Home » Php » php – Returning a random value from array with probability proportional to it's value

php – Returning a random value from array with probability proportional to it's value

Posted by: admin July 12, 2020 Leave a comment

Questions:

I have an array like

$keywords = array('apple'=>10,'orange'=>2,'grape'=>12); 

I want to randomly pick one of the “Key” from the array. However the probability distribution should be such that probability of picking an element should be proportional to it’s value.

How to&Answers:

Add all values (10+2+12 is 24); get a random number in the range [0, 24), and pick the corresponding element depending on whether the number lies in [0, 10), [10, 12), or [12, 24).

Answer:

I’d do it like this:

    $probabilities = array('apple'=>50, 'orange'=>20, 'banana'=>10);

    function random_probability($probabilities) {
      $rand = rand(0, array_sum($probabilities));
      do {
        $sum = array_sum($probabilities);
        if($rand <= $sum && $rand >= $sum - end($probabilities)) {
          return key($probabilities);
        }
      } while(array_pop($probabilities));
    }

Answer:

An O(log(n)) approach (this is ripped directly from an answer to a very similar question):

The usual technique is to transform the array into an array of cumulative sums:

 [10 60 5 25]  --> [10 70 75 100]

Pick a random number in the range from zero up to the cumulative total (in the example: 0 <= x < 100).
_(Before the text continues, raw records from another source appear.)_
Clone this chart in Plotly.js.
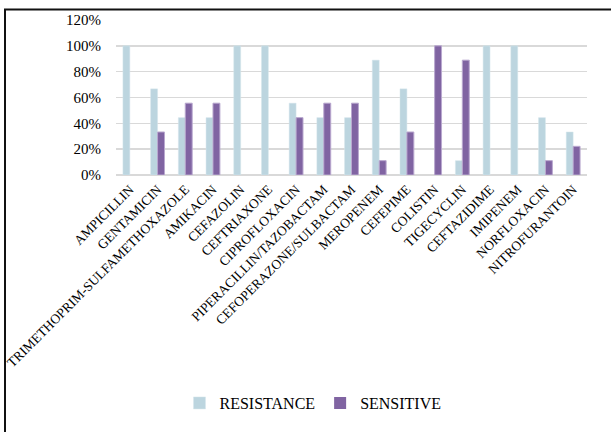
<!DOCTYPE html>
<html>
<head>
<meta charset="utf-8">
<script src="https://cdn.plot.ly/plotly-3.0.1.min.js"></script>
<style>
  html, body { margin: 0; padding: 0; background: #fff; }
  #chart { width: 611px; height: 432px; }
</style>
</head>
<body>
<div id="chart"></div>
<script>
// Antibiotic susceptibility profile (share of isolates)
const antibiotics = [
  "AMPICILLIN", "GENTAMICIN", "TRIMETHOPRIM-SULFAMETHOXAZOLE", "AMIKACIN",
  "CEFAZOLIN", "CEFTRIAXONE", "CIPROFLOXACIN", "PIPERACILLIN/TAZOBACTAM",
  "CEFOPERAZONE/SULBACTAM", "MEROPENEM", "CEFEPIME", "COLISTIN",
  "TIGECYCLIN", "CEFTAZIDIME", "IMIPENEM", "NORFLOXACIN", "NITROFURANTOIN"
];
const resistance = [1.0, 0.667, 0.444, 0.444, 1.0, 1.0, 0.556, 0.444, 0.444, 0.889, 0.667, 0.0, 0.111, 1.0, 1.0, 0.444, 0.333];
const sensitive  = [0.0, 0.333, 0.556, 0.556, 0.0, 0.0, 0.444, 0.556, 0.556, 0.111, 0.333, 1.0, 0.889, 0.0, 0.0, 0.111, 0.222];
const yTickVals  = [0, 0.2, 0.4, 0.6, 0.8, 1.0, 1.2];
const yTickText  = ["0%", "20%", "40%", "60%", "80%", "100%", "120%"];

const serif = "Liberation Serif";

// plot area in pixels: x 116..587, y 20..175
const L = 116, R = 587, T = 20, B = 175;
const px = v => (v - L) / (R - L);
const py = v => (B - v) / (B - T);

// no outline on empty bars
const edge = (vals, w) => vals.map(v => (v > 0 ? w : 0));

const traces = [
  {
    type: "bar", name: "RESISTANCE", x: antibiotics, y: resistance,
    marker: { color: "#bcd5df", line: { color: "#d6e6ec", width: edge(resistance, 0.5) } },
    hoverinfo: "x+y"
  },
  {
    type: "bar", name: "SENSITIVE", x: antibiotics, y: sensitive,
    marker: { color: "#8064a2", line: { color: "#b9a8cf", width: edge(sensitive, 1) } },
    hoverinfo: "x+y"
  }
];

const layout = {
  width: 611, height: 432,
  margin: { l: L, r: 611 - R, t: T, b: 432 - B, pad: 0 },
  paper_bgcolor: "#ffffff", plot_bgcolor: "#ffffff",
  font: { family: serif, color: "#000" },
  barmode: "group", bargap: 0.5, bargroupgap: 0,
  showlegend: true,
  legend: {
    orientation: "h", x: px(313), xanchor: "center", y: py(403), yanchor: "middle",
    font: { family: serif, size: 16, color: "#000" },
    itemwidth: 30, traceorder: "normal"
  },
  xaxis: {
    type: "category", tickangle: -45, showgrid: false, zeroline: false,
    showline: false, ticks: "", ticklabelstandoff: 3,
    tickfont: { family: serif, size: 13.5, color: "#000" },
    automargin: false
  },
  yaxis: {
    range: [0, 1.2], tickvals: yTickVals, ticktext: yTickText,
    showgrid: true, gridcolor: "#d9d9d9", gridwidth: 1.5,
    zeroline: true, zerolinecolor: "#d9d9d9", zerolinewidth: 1.5,
    showline: false, ticks: "", ticklabelstandoff: 14,
    tickfont: { family: serif, size: 15, color: "#000" },
    automargin: false
  },
  shapes: [
    {
      type: "rect", xref: "paper", yref: "paper", layer: "above",
      x0: px(5), x1: px(640), y0: py(9.5), y1: py(460),
      line: { color: "#111", width: 2 }, fillcolor: "rgba(0,0,0,0)"
    }
  ]
};

Plotly.newPlot("chart", traces, layout, { displayModeBar: false, staticPlot: true });
</script>
</body>
</html>
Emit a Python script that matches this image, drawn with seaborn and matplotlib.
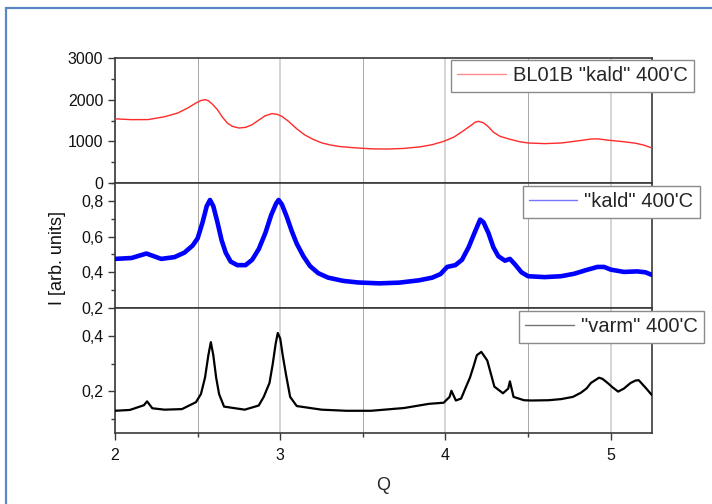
import matplotlib
matplotlib.use("Agg")
import matplotlib.pyplot as plt
import matplotlib.patches as mpatches
from matplotlib.ticker import MultipleLocator, FuncFormatter
import seaborn as sns
import pandas as pd

# Scattering intensity I(Q) for three samples
red_q = [2.00, 2.10, 2.20, 2.30, 2.38, 2.44, 2.49, 2.52, 2.545, 2.565, 2.59,
         2.62, 2.65, 2.68, 2.71, 2.75, 2.79, 2.83, 2.87, 2.91, 2.95, 2.98,
         3.01, 3.05, 3.10, 3.15, 3.20, 3.25, 3.30, 3.36, 3.45, 3.55, 3.65,
         3.75, 3.85, 3.92, 3.99, 4.05, 4.10, 4.15, 4.18, 4.20, 4.23, 4.26,
         4.29, 4.33, 4.39, 4.45, 4.50, 4.60, 4.70, 4.80, 4.88, 4.92, 4.98,
         5.08, 5.15, 5.20, 5.25]
red_i = [1540, 1520, 1522, 1590, 1680, 1800, 1920, 1980, 2000, 1975, 1890,
         1760, 1580, 1440, 1360, 1320, 1335, 1400, 1510, 1615, 1665, 1650,
         1600, 1480, 1300, 1150, 1045, 965, 915, 875, 845, 820, 815,
         830, 870, 920, 1000, 1100, 1230, 1370, 1460, 1480, 1445, 1350,
         1220, 1120, 1050, 990, 960, 945, 960, 1010, 1055, 1060, 1030,
         990, 955, 910, 840]

blue_q = [2.00, 2.10, 2.19, 2.28, 2.36, 2.42, 2.47, 2.50, 2.53, 2.555, 2.575,
          2.595, 2.62, 2.645, 2.67, 2.70, 2.74, 2.79, 2.83, 2.87, 2.91, 2.945,
          2.975, 2.99, 3.01, 3.04, 3.07, 3.10, 3.14, 3.18, 3.23, 3.29, 3.38,
          3.47, 3.60, 3.72, 3.84, 3.92, 3.97, 4.01, 4.06, 4.10, 4.14, 4.18,
          4.21, 4.23, 4.26, 4.29, 4.32, 4.36, 4.39, 4.42, 4.46, 4.50, 4.60,
          4.70, 4.78, 4.85, 4.92, 4.96, 5.00, 5.08, 5.16, 5.21, 5.25]
blue_i = [0.475, 0.48, 0.505, 0.475, 0.485, 0.51, 0.55, 0.59, 0.68, 0.77, 0.805,
          0.77, 0.68, 0.58, 0.51, 0.46, 0.44, 0.44, 0.47, 0.53, 0.62, 0.72,
          0.785, 0.805, 0.78, 0.71, 0.63, 0.56, 0.49, 0.435, 0.395, 0.37, 0.352,
          0.343, 0.338, 0.342, 0.355, 0.37, 0.39, 0.43, 0.44, 0.47, 0.54, 0.63,
          0.695, 0.68, 0.62, 0.54, 0.49, 0.465, 0.475, 0.445, 0.40, 0.378, 0.373,
          0.378, 0.392, 0.412, 0.43, 0.43, 0.415, 0.402, 0.405, 0.40, 0.385]

black_q = [2.00, 2.09, 2.175, 2.194, 2.226, 2.30, 2.405, 2.49, 2.52, 2.545,
           2.565, 2.58, 2.595, 2.612, 2.63, 2.66, 2.785, 2.87, 2.90, 2.935,
           2.955, 2.972, 2.985, 3.00, 3.015, 3.035, 3.06, 3.10, 3.25, 3.40,
           3.55, 3.75, 3.90, 3.989, 4.025, 4.036, 4.063, 4.095, 4.12, 4.148,
           4.17, 4.19, 4.217, 4.253, 4.296, 4.348, 4.38, 4.39, 4.412, 4.475,
           4.52, 4.623, 4.70, 4.771, 4.82, 4.855, 4.88, 4.929, 4.95, 4.982,
           5.01, 5.045, 5.08, 5.12, 5.151, 5.17, 5.214, 5.25]
black_i = [0.130, 0.133, 0.150, 0.164, 0.139, 0.134, 0.136, 0.161, 0.19, 0.25,
           0.33, 0.377, 0.33, 0.25, 0.19, 0.145, 0.134, 0.149, 0.18, 0.23,
           0.30, 0.37, 0.41, 0.39, 0.33, 0.26, 0.18, 0.147, 0.134, 0.13,
           0.13, 0.14, 0.155, 0.159, 0.18, 0.202, 0.167, 0.174, 0.21, 0.249,
           0.29, 0.33, 0.342, 0.311, 0.217, 0.193, 0.21, 0.236, 0.18, 0.168,
           0.167, 0.168, 0.172, 0.18, 0.195, 0.211, 0.23, 0.249, 0.245, 0.23,
           0.215, 0.199, 0.21, 0.23, 0.239, 0.24, 0.211, 0.186]

labels = ['BL01B "kald" 400\'C', '"kald" 400\'C', '"varm" 400\'C']
colors = ["#ff2a2a", "#0000ff", "#000000"]
widths = [1.0, 3.3, 1.6]

sns.set_theme(style="ticks")
plt.rcParams["font.family"] = ["Liberation Sans", "DejaVu Sans"]

fig = plt.figure(figsize=(7.12, 5.04), dpi=100)
gs = fig.add_gridspec(3, 1, left=115/712, right=652/712,
                      top=1-58/504, bottom=1-433/504, hspace=0)
axes = [fig.add_subplot(gs[i]) for i in range(3)]
for a in axes[1:]:
    a.sharex(axes[0])

frames = [pd.DataFrame({"Q": red_q, "I": red_i}),
          pd.DataFrame({"Q": blue_q, "I": blue_i}),
          pd.DataFrame({"Q": black_q, "I": black_i})]

ylims = [(0, 3000), (0.2, 0.9), (0.05, 0.5)]
majors = [1000, 0.2, 0.2]
minors = [500, 0.1, 0.1]
legend_anchor = [(694, 60), (700, 186), (704, 311)]

comma = FuncFormatter(lambda v, _: f"{v:.1f}".replace(".", ","))
spine_col = "#3a3a3a"

for k, ax in enumerate(axes):
    sns.lineplot(data=frames[k], x="Q", y="I", ax=ax, color=colors[k],
                 linewidth=widths[k], label=labels[k], sort=False, zorder=3)
    ax.set_xlim(2, 5.25)
    ax.set_ylim(*ylims[k])
    ax.xaxis.set_major_locator(MultipleLocator(1))
    ax.xaxis.set_minor_locator(MultipleLocator(0.5))
    ax.yaxis.set_major_locator(MultipleLocator(majors[k]))
    ax.yaxis.set_minor_locator(MultipleLocator(minors[k]))
    if k > 0:
        ax.yaxis.set_major_formatter(comma)
    if k == 2:
        ax.set_yticks([0.2, 0.4])
        ax.set_yticks([0.1, 0.3], minor=True)
    ax.grid(True, axis="x", which="major", color="#d4d4d4", linewidth=1.4, zorder=0)
    ax.grid(True, axis="x", which="minor", color="#a8a8a8", linewidth=0.7, zorder=0)
    ax.tick_params(axis="both", which="major", direction="out", length=5,
                   width=1.0, color=spine_col, labelsize=11.5, labelcolor="#111111")
    ax.tick_params(axis="both", which="minor", direction="out", length=3,
                   width=1.0, color=spine_col)
    ax.tick_params(axis="x", which="major", pad=6)
    if k < 2:
        ax.tick_params(axis="x", which="both", labelbottom=False)
    for s in ax.spines.values():
        s.set_visible(True)
        s.set_color(spine_col)
        s.set_linewidth(1.2)
    ax.set_xlabel("")
    ax.set_ylabel("")
    ax.set_facecolor("white")
    ax.set_axisbelow(True)
    ax.legend(loc="upper right", bbox_to_anchor=(legend_anchor[k][0]/712, 1-legend_anchor[k][1]/504),
              bbox_transform=fig.transFigure, borderaxespad=0, fontsize=14.5,
              frameon=True, fancybox=False, edgecolor="#8a8a8a", framealpha=1,
              handlelength=2.4, handletextpad=0.35, borderpad=0.32)
    ax.get_legend().get_frame().set_linewidth(1.0)
    for h in ax.get_legend().get_lines():
        h.set_linewidth(1.0)
        h.set_alpha(0.55)

axes[2].set_xlabel("Q", fontsize=13, labelpad=10)
fig.text(57/712, 1-258/504, "I [arb. units]", rotation=90, fontsize=13,
         ha="center", va="center", color="#111111")

# Outer frame
fig.patches.append(mpatches.Rectangle((6/712, -0.1), 1.2, 1.1 - 8/504,
                                      transform=fig.transFigure, fill=False,
                                      edgecolor="#5b87c6", linewidth=1.6, zorder=10))

fig.savefig("out.png", dpi=100, facecolor="white")
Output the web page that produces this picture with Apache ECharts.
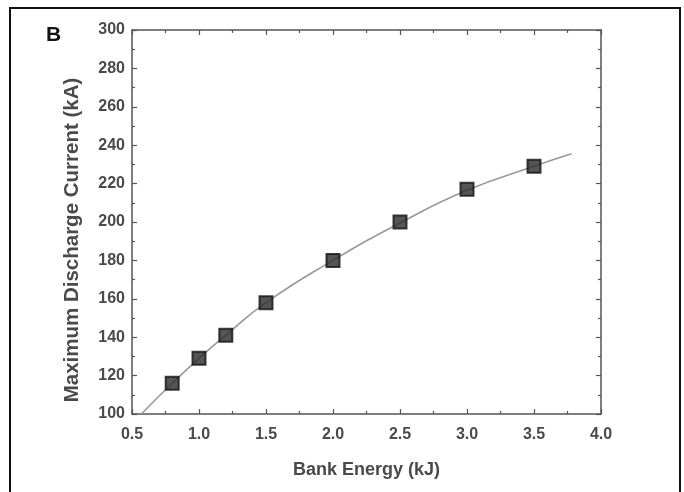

Then, use bisection on the cumulative array to locate the index into the original array:

Random variable x      Index in the Cumulative Array      Value in Original Array
-----------------      -----------------------------      ----------------------
 0 <= x < 10                      0                            10
10 <= x < 70                      1                            60
70 <= x < 75                      2                             5
75 <= x < 100                     3                            25 

For example, if the random variable x is 4, bisecting the cumulative array gives a position index of 0 which corresponds to 10 in the original array.

And, if the random variable x is 72, bisecting the cumulative array gives a position index of 2 which corresponds to 5 in the original array.